# Short task:
Reproduce the listing word for word, leaving every picture behind.

# Source data:
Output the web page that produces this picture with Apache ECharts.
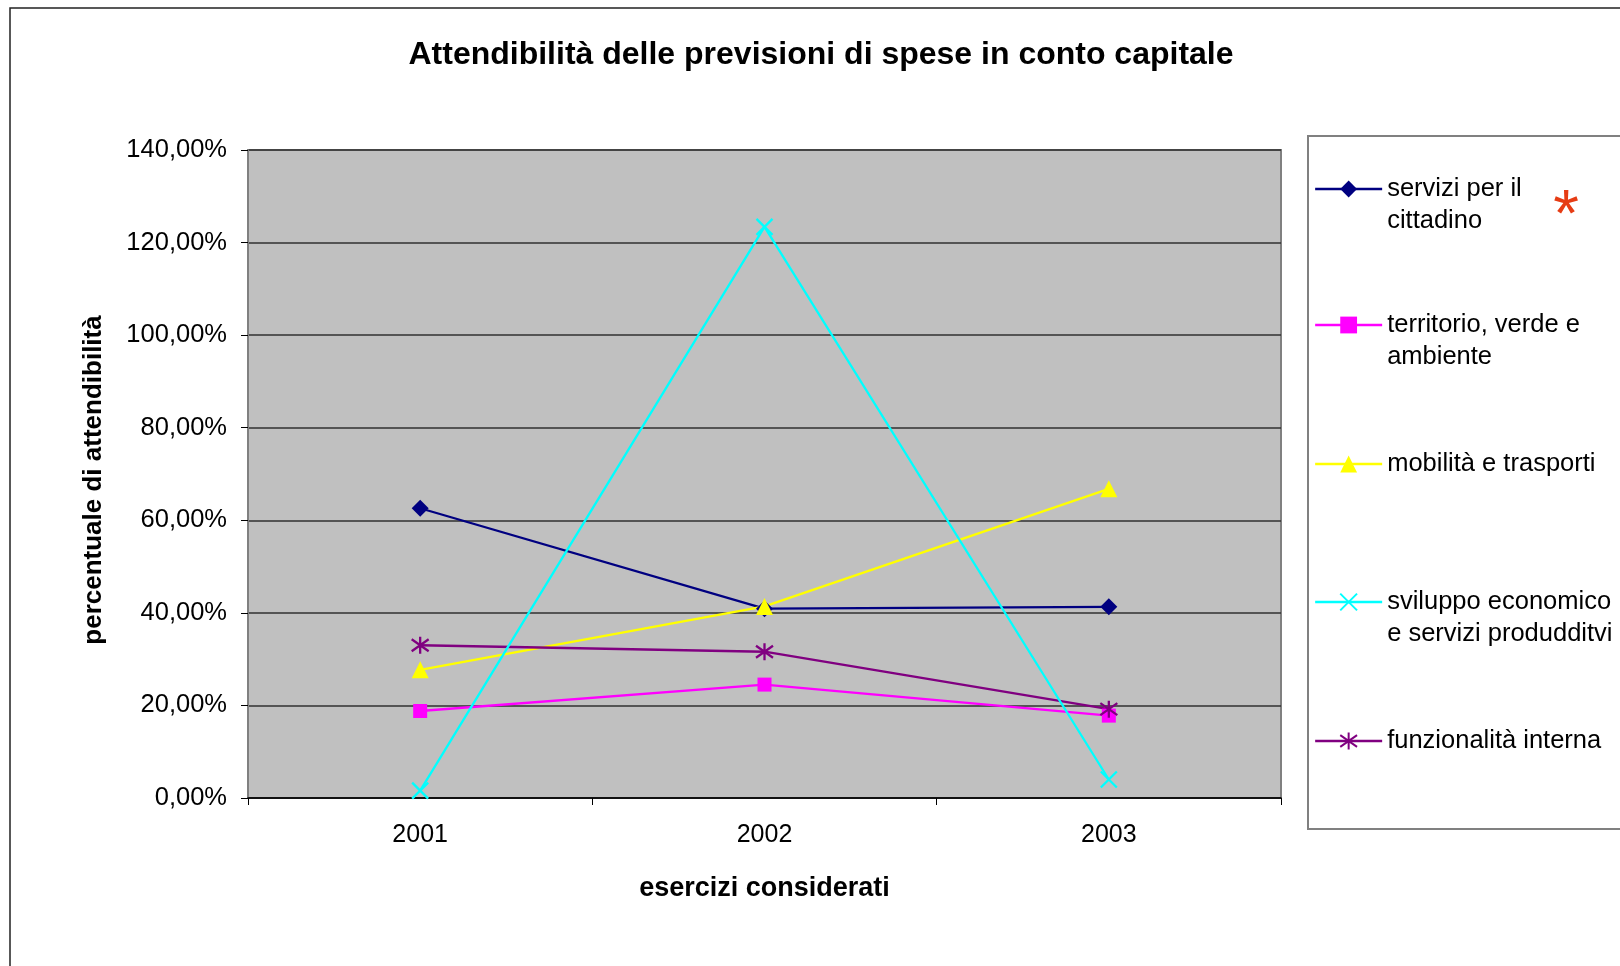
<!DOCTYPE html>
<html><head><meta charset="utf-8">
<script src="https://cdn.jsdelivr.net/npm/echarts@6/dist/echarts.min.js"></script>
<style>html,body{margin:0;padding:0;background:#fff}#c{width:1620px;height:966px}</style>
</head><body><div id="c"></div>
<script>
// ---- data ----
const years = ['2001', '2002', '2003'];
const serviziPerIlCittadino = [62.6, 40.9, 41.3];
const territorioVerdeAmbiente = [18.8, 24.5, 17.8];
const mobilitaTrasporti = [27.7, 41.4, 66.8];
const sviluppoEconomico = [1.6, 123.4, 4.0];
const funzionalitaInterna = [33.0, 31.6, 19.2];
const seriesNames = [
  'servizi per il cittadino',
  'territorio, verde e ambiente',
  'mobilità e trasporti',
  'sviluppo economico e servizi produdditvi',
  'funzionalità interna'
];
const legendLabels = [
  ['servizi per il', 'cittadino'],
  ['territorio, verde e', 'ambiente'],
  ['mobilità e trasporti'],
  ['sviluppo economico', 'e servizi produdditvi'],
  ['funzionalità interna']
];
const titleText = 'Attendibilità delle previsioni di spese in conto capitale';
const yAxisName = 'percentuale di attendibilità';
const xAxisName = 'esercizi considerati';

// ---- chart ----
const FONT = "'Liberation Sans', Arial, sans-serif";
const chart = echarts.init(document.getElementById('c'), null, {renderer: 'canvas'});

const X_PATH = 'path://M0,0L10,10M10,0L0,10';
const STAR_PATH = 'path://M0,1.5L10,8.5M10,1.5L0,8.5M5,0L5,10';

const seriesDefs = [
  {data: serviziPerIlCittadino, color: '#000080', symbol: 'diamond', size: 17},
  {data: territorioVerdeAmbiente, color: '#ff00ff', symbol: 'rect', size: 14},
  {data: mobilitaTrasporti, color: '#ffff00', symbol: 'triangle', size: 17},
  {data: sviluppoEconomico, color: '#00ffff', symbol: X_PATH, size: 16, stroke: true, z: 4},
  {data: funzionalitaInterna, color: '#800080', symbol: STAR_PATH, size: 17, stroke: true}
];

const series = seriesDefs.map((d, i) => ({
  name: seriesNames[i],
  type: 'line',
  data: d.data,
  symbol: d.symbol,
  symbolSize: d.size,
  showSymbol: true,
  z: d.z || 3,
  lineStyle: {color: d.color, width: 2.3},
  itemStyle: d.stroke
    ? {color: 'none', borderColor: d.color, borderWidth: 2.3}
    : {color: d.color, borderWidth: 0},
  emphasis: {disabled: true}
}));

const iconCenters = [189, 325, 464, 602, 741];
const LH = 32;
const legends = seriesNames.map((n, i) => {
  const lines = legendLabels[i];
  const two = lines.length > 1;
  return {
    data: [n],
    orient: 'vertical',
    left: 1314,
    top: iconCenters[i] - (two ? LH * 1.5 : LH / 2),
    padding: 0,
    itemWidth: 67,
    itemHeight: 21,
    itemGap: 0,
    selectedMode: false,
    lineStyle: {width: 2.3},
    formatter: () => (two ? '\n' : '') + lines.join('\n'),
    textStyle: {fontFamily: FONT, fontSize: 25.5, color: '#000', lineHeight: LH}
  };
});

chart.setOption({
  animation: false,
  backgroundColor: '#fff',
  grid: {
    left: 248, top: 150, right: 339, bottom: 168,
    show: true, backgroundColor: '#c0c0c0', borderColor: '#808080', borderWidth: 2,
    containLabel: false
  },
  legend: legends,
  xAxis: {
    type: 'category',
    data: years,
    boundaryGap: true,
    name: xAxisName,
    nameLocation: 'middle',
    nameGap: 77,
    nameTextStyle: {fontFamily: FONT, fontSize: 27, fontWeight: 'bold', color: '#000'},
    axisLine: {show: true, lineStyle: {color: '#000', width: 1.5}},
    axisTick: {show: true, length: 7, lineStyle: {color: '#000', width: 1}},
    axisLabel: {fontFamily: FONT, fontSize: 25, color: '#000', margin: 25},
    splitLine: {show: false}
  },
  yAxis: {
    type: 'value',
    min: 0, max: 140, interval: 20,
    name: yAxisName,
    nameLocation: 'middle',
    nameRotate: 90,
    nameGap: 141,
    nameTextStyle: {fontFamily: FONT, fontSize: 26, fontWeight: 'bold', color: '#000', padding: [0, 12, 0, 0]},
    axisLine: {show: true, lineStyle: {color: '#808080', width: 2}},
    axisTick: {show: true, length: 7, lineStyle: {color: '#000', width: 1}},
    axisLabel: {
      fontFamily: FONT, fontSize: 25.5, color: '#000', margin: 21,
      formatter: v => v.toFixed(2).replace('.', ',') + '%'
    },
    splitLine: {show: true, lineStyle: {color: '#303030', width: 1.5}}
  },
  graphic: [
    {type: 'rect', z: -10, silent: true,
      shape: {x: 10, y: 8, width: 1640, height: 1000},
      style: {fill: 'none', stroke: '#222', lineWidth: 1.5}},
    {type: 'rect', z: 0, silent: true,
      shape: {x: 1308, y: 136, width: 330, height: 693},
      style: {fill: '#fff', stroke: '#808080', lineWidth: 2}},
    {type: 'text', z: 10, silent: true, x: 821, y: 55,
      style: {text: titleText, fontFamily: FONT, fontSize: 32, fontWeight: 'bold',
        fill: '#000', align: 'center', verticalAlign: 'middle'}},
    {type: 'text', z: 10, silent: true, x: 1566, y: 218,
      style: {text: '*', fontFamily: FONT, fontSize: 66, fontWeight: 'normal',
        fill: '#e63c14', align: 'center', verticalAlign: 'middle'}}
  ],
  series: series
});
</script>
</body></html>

# Solution for this task:
Output the web page that produces this picture with Apache ECharts.
<!DOCTYPE html>
<html><head><meta charset="utf-8">
<script src="https://cdn.jsdelivr.net/npm/echarts@6/dist/echarts.min.js"></script>
<style>html,body{margin:0;padding:0;background:#fff}#c{width:1620px;height:966px}</style>
</head><body><div id="c"></div>
<script>
// ---- data ----
const years = ['2001', '2002', '2003'];
const serviziPerIlCittadino = [62.6, 40.9, 41.3];
const territorioVerdeAmbiente = [18.8, 24.5, 17.8];
const mobilitaTrasporti = [27.7, 41.4, 66.8];
const sviluppoEconomico = [1.6, 123.4, 4.0];
const funzionalitaInterna = [33.0, 31.6, 19.2];
const seriesNames = [
  'servizi per il cittadino',
  'territorio, verde e ambiente',
  'mobilità e trasporti',
  'sviluppo economico e servizi produdditvi',
  'funzionalità interna'
];
const legendLabels = [
  ['servizi per il', 'cittadino'],
  ['territorio, verde e', 'ambiente'],
  ['mobilità e trasporti'],
  ['sviluppo economico', 'e servizi produdditvi'],
  ['funzionalità interna']
];
const titleText = 'Attendibilità delle previsioni di spese in conto capitale';
const yAxisName = 'percentuale di attendibilità';
const xAxisName = 'esercizi considerati';

// ---- chart ----
const FONT = "'Liberation Sans', Arial, sans-serif";
const chart = echarts.init(document.getElementById('c'), null, {renderer: 'canvas'});

const X_PATH = 'path://M0,0L10,10M10,0L0,10';
const STAR_PATH = 'path://M0,1.5L10,8.5M10,1.5L0,8.5M5,0L5,10';

const seriesDefs = [
  {data: serviziPerIlCittadino, color: '#000080', symbol: 'diamond', size: 17},
  {data: territorioVerdeAmbiente, color: '#ff00ff', symbol: 'rect', size: 14},
  {data: mobilitaTrasporti, color: '#ffff00', symbol: 'triangle', size: 17},
  {data: sviluppoEconomico, color: '#00ffff', symbol: X_PATH, size: 16, stroke: true, z: 4},
  {data: funzionalitaInterna, color: '#800080', symbol: STAR_PATH, size: 17, stroke: true}
];

const series = seriesDefs.map((d, i) => ({
  name: seriesNames[i],
  type: 'line',
  data: d.data,
  symbol: d.symbol,
  symbolSize: d.size,
  showSymbol: true,
  z: d.z || 3,
  lineStyle: {color: d.color, width: 2.3},
  itemStyle: d.stroke
    ? {color: 'none', borderColor: d.color, borderWidth: 2.3}
    : {color: d.color, borderWidth: 0},
  emphasis: {disabled: true}
}));

const iconCenters = [189, 325, 464, 602, 741];
const LH = 32;
const legends = seriesNames.map((n, i) => {
  const lines = legendLabels[i];
  const two = lines.length > 1;
  return {
    data: [n],
    orient: 'vertical',
    left: 1314,
    top: iconCenters[i] - (two ? LH * 1.5 : LH / 2),
    padding: 0,
    itemWidth: 67,
    itemHeight: 21,
    itemGap: 0,
    selectedMode: false,
    lineStyle: {width: 2.3},
    formatter: () => (two ? '\n' : '') + lines.join('\n'),
    textStyle: {fontFamily: FONT, fontSize: 25.5, color: '#000', lineHeight: LH}
  };
});

chart.setOption({
  animation: false,
  backgroundColor: '#fff',
  grid: {
    left: 248, top: 150, right: 339, bottom: 168,
    show: true, backgroundColor: '#c0c0c0', borderColor: '#808080', borderWidth: 2,
    containLabel: false
  },
  legend: legends,
  xAxis: {
    type: 'category',
    data: years,
    boundaryGap: true,
    name: xAxisName,
    nameLocation: 'middle',
    nameGap: 77,
    nameTextStyle: {fontFamily: FONT, fontSize: 27, fontWeight: 'bold', color: '#000'},
    axisLine: {show: true, lineStyle: {color: '#000', width: 1.5}},
    axisTick: {show: true, length: 7, lineStyle: {color: '#000', width: 1}},
    axisLabel: {fontFamily: FONT, fontSize: 25, color: '#000', margin: 25},
    splitLine: {show: false}
  },
  yAxis: {
    type: 'value',
    min: 0, max: 140, interval: 20,
    name: yAxisName,
    nameLocation: 'middle',
    nameRotate: 90,
    nameGap: 141,
    nameTextStyle: {fontFamily: FONT, fontSize: 26, fontWeight: 'bold', color: '#000', padding: [0, 12, 0, 0]},
    axisLine: {show: true, lineStyle: {color: '#808080', width: 2}},
    axisTick: {show: true, length: 7, lineStyle: {color: '#000', width: 1}},
    axisLabel: {
      fontFamily: FONT, fontSize: 25.5, color: '#000', margin: 21,
      formatter: v => v.toFixed(2).replace('.', ',') + '%'
    },
    splitLine: {show: true, lineStyle: {color: '#303030', width: 1.5}}
  },
  graphic: [
    {type: 'rect', z: -10, silent: true,
      shape: {x: 10, y: 8, width: 1640, height: 1000},
      style: {fill: 'none', stroke: '#222', lineWidth: 1.5}},
    {type: 'rect', z: 0, silent: true,
      shape: {x: 1308, y: 136, width: 330, height: 693},
      style: {fill: '#fff', stroke: '#808080', lineWidth: 2}},
    {type: 'text', z: 10, silent: true, x: 821, y: 55,
      style: {text: titleText, fontFamily: FONT, fontSize: 32, fontWeight: 'bold',
        fill: '#000', align: 'center', verticalAlign: 'middle'}},
    {type: 'text', z: 10, silent: true, x: 1566, y: 218,
      style: {text: '*', fontFamily: FONT, fontSize: 66, fontWeight: 'normal',
        fill: '#e63c14', align: 'center', verticalAlign: 'middle'}}
  ],
  series: series
});
</script>
</body></html>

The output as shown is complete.